Can we assign meaning to things?
One of the essential “splits” in philosophy is that between realists and anti-realists. Essentially, the realist says that a thing has a meaning of its own, independent of and prior to whatever one might think about it. The anti-realist, on the other hand, says that things have no meaning except for the meaning that one gives to them. The difference between the realist and the anti-realist therefore has to do with the “location” of meaning relative to thought. The realist says that the meaning of things comes before our thought, so that our thought is accountable to it. The anti-realist, on the other hand, says that the meaning of things comes after our decision to think about them in some way.
This issue comes up with respect to the question of the meaning of life. Does our life come with a pregiven meaning, a meaning that is independent of what we think about it? Or does our life only have meaning if we assign a meaning to it? The realist would say the former, whereas the anti-realist would say the latter.
Here is an argument for thinking that true meaning is only possible if it is not something we make up:
(1) A thing can only have meaning for us if we choose to think about it in a certain way.
(2) But a thing cannot have lasting meaning for us unless it recommends itself to us as having a certain meaning.
(3) Therefore, a thing can only have lasting meaning for us if its meaning is something we discover rather than fabricate.
Premise (1) recognizes that the meaning of something for us is a matter of how we think about it. For example, my Bible has a meaning for me that it does not have for my cat. I would not sit on it, whereas my cat does not have any qualms about sitting on it. This is because I think about it in a certain way that she does not. I ascribe a certain meaning to it which she does not. Since she is only a cat, the only meaning the Bible can have for her is that which corresponds to her interests: e.g., it is something comfortable (or not) to sit on or to rub her snout against.
Premise (2) emphasizes that the ascription of meaning to a thing is not the whole story. The thing itself also has to be capable of sustaining or bearing the meaning which we ascribe to it. For example, I cannot take an empty to-go cup of coffee to be the most precious thing in the world to me. I can treat it as such for some time, perhaps cleaning it very carefully and putting it on a pedestal in my home, decorating and dedicating a shrine to it, putting pictures of it in my wallet, and so on. But eventually I will realize that this thing cannot be the most important thing to me. It simply is not worth the effort that I am putting into valuing it. Eventually, I will realize that this is a meaning which the thing itself cannot support. It does not recommend itself to me as meriting this meaning-ascription.
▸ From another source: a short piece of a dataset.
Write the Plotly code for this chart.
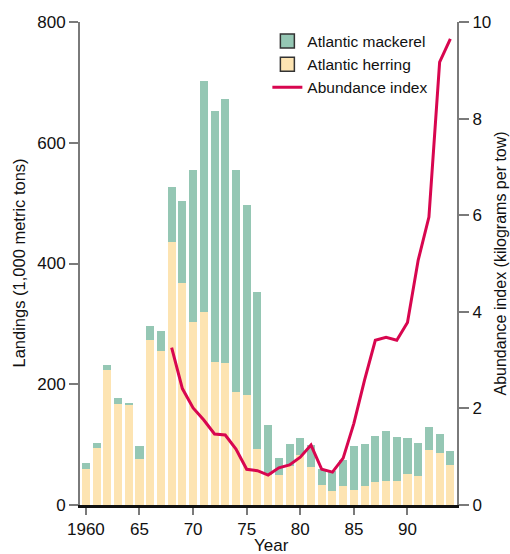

The conclusion of the argument (3) is therefore the following. The meaning of things may not be obviously given. We have to make choices about how to understand and to think about things. Taking a stance toward some thing is like assuming a certain position relative to an object in space: the object is only visible from some point of view or other; and only if we take a stance toward some object can it have a meaning for us. But at the same time, not just any stance will do. Some objects reveal themselves as being incapable of supporting certain stances one might take toward them. In other words, it is also necessary that a thing recommend itself to us as having the meaning that we give to it. Our meaning-ascription has to be “confirmed” by the object in some way. And in this way, it becomes obvious that the truly meaningful things in life are those things whose meanings we did not invent but rather discovered. The truly and lastingly meaningful things are precisely those things whose meaning impresses itself upon us when we are ordered in the right way to see them, rather than those things we try to make meaningful. Something is only truly meaningful if we do not invent its meaning.
And this is something we all know in experience. One can try to make a relationship work with a person for whom one feels nothing, but it will never be as meaningful or as enjoyable as the relationship with a person with whom one simply “finds oneself” in love. One can major in anything one pleases at university, but nothing will ever be as meaningful as that about which one simply “finds oneself” passionate. These are ways in which the truly meaningful is precisely that which we discover and not that which we invent.